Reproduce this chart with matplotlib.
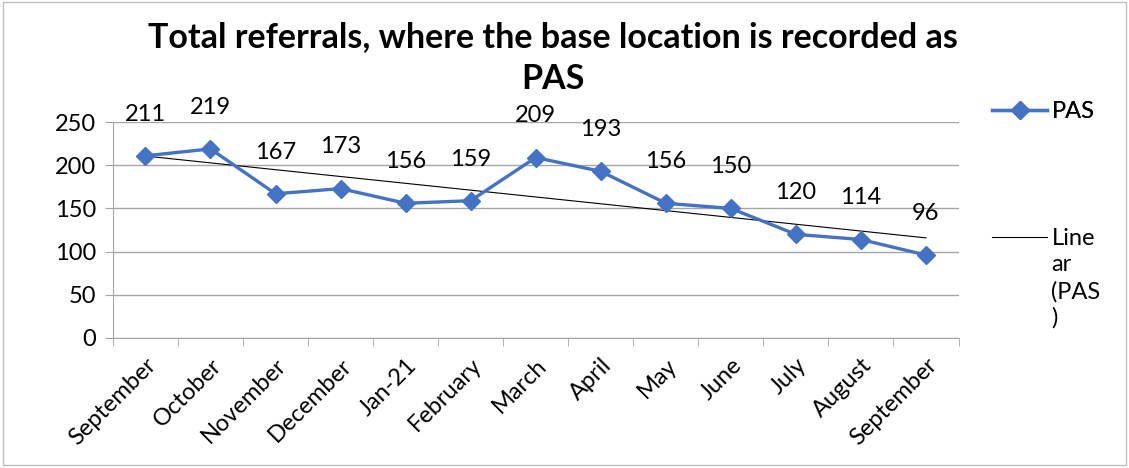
import matplotlib.pyplot as plt
import numpy as np
from matplotlib.legend_handler import HandlerLine2D
from matplotlib.patches import Rectangle

plt.rcParams["font.family"] = ["Lato", "DejaVu Sans"]

months = ["September", "October", "November", "December", "Jan-21", "February",
          "March", "April", "May", "June", "July", "August", "September"]
referrals = [211, 219, 167, 173, 156, 159, 209, 193, 156, 150, 120, 114, 96]
title = "Total referrals, where the base location is recorded as\nPAS"

blue = "#4472C4"
grid_col = "#A6A6A6"
fs = 17


class FirstLineHandler(HandlerLine2D):
    # put the legend line level with the first line of a wrapped label
    def __init__(self, shift, **kw):
        super().__init__(**kw)
        self.shift = shift

    def create_artists(self, legend, orig_handle, xdescent, ydescent, width, height,
                       fontsize, trans):
        return super().create_artists(legend, orig_handle, xdescent,
                                      ydescent - 2 * self.shift, width, height,
                                      fontsize, trans)


fig = plt.figure(figsize=(11.29, 4.68), dpi=100)
ax = fig.add_axes([0.100, 0.278, 0.749, 0.461])

x = np.arange(len(months))
pas_line, = ax.plot(x, referrals, color=blue, lw=2.4, marker="D", markersize=9,
                    zorder=3, label="PAS")

# linear trend line, as Excel draws it
slope, intercept = np.polyfit(x, referrals, 1)
trend_line, = ax.plot(x, slope * x + intercept, color="black", lw=0.8, zorder=2,
                      label="Line\nar\n(PAS\n)")

for xi, v in zip(x, referrals):
    ax.annotate(str(v), (xi, v), xytext=(0, 30), textcoords="offset points",
                ha="center", va="center", fontsize=fs)

ax.set_xlim(-0.5, len(months) - 0.5)
ax.set_ylim(0, 250)
ax.set_yticks(range(0, 251, 50))
ax.set_xticks(x)
ax.set_xticklabels(months, rotation=45, ha="right", rotation_mode="anchor", fontsize=fs)
ax.set_xticks(np.arange(-0.5, len(months)), minor=True)
ax.tick_params(axis="x", which="major", length=0, pad=12)
ax.tick_params(axis="x", which="minor", length=6, color=grid_col, direction="out")
ax.tick_params(axis="y", length=6, color=grid_col, labelsize=fs, pad=6)

ax.grid(axis="y", color=grid_col, lw=1)
ax.set_axisbelow(True)
for side in ["top", "right"]:
    ax.spines[side].set_visible(False)
for side in ["left", "bottom"]:
    ax.spines[side].set_color(grid_col)

fig.text(0.49, 0.876, title, ha="center", va="center", fontsize=24.5,
         fontweight="bold", linespacing=1.38)

leg1 = fig.legend(handles=[pas_line], loc="center left", bbox_to_anchor=(0.879, 0.761),
                  frameon=False, fontsize=fs, handlelength=2.3, handletextpad=0.2,
                  borderpad=0, borderaxespad=0)
leg2 = fig.legend(handles=[trend_line], loc="upper left", bbox_to_anchor=(0.879, 0.512),
                  frameon=False, fontsize=fs, handlelength=2.3, handletextpad=0.2,
                  borderpad=0, borderaxespad=0, labelspacing=0,
                  handler_map={trend_line: FirstLineHandler(30)})
leg2.get_texts()[0].set_linespacing(1.3)
fig.add_artist(leg1)

fig.patches.append(Rectangle((0.003, 0.006), 0.994, 0.99, transform=fig.transFigure,
                             fill=False, edgecolor="#BFBFBF", lw=1))

fig.savefig("out.png", dpi=100)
━━━
Transcribe the full listing above exactly, with the images removed.

Reproduce this chart with matplotlib.
import matplotlib.pyplot as plt
import numpy as np
from matplotlib.legend_handler import HandlerLine2D
from matplotlib.patches import Rectangle

plt.rcParams["font.family"] = ["Lato", "DejaVu Sans"]

months = ["September", "October", "November", "December", "Jan-21", "February",
          "March", "April", "May", "June", "July", "August", "September"]
referrals = [211, 219, 167, 173, 156, 159, 209, 193, 156, 150, 120, 114, 96]
title = "Total referrals, where the base location is recorded as\nPAS"

blue = "#4472C4"
grid_col = "#A6A6A6"
fs = 17


class FirstLineHandler(HandlerLine2D):
    # put the legend line level with the first line of a wrapped label
    def __init__(self, shift, **kw):
        super().__init__(**kw)
        self.shift = shift

    def create_artists(self, legend, orig_handle, xdescent, ydescent, width, height,
                       fontsize, trans):
        return super().create_artists(legend, orig_handle, xdescent,
                                      ydescent - 2 * self.shift, width, height,
                                      fontsize, trans)


fig = plt.figure(figsize=(11.29, 4.68), dpi=100)
ax = fig.add_axes([0.100, 0.278, 0.749, 0.461])

x = np.arange(len(months))
pas_line, = ax.plot(x, referrals, color=blue, lw=2.4, marker="D", markersize=9,
                    zorder=3, label="PAS")

# linear trend line, as Excel draws it
slope, intercept = np.polyfit(x, referrals, 1)
trend_line, = ax.plot(x, slope * x + intercept, color="black", lw=0.8, zorder=2,
                      label="Line\nar\n(PAS\n)")

for xi, v in zip(x, referrals):
    ax.annotate(str(v), (xi, v), xytext=(0, 30), textcoords="offset points",
                ha="center", va="center", fontsize=fs)

ax.set_xlim(-0.5, len(months) - 0.5)
ax.set_ylim(0, 250)
ax.set_yticks(range(0, 251, 50))
ax.set_xticks(x)
ax.set_xticklabels(months, rotation=45, ha="right", rotation_mode="anchor", fontsize=fs)
ax.set_xticks(np.arange(-0.5, len(months)), minor=True)
ax.tick_params(axis="x", which="major", length=0, pad=12)
ax.tick_params(axis="x", which="minor", length=6, color=grid_col, direction="out")
ax.tick_params(axis="y", length=6, color=grid_col, labelsize=fs, pad=6)

ax.grid(axis="y", color=grid_col, lw=1)
ax.set_axisbelow(True)
for side in ["top", "right"]:
    ax.spines[side].set_visible(False)
for side in ["left", "bottom"]:
    ax.spines[side].set_color(grid_col)

fig.text(0.49, 0.876, title, ha="center", va="center", fontsize=24.5,
         fontweight="bold", linespacing=1.38)

leg1 = fig.legend(handles=[pas_line], loc="center left", bbox_to_anchor=(0.879, 0.761),
                  frameon=False, fontsize=fs, handlelength=2.3, handletextpad=0.2,
                  borderpad=0, borderaxespad=0)
leg2 = fig.legend(handles=[trend_line], loc="upper left", bbox_to_anchor=(0.879, 0.512),
                  frameon=False, fontsize=fs, handlelength=2.3, handletextpad=0.2,
                  borderpad=0, borderaxespad=0, labelspacing=0,
                  handler_map={trend_line: FirstLineHandler(30)})
leg2.get_texts()[0].set_linespacing(1.3)
fig.add_artist(leg1)

fig.patches.append(Rectangle((0.003, 0.006), 0.994, 0.99, transform=fig.transFigure,
                             fill=False, edgecolor="#BFBFBF", lw=1))

fig.savefig("out.png", dpi=100)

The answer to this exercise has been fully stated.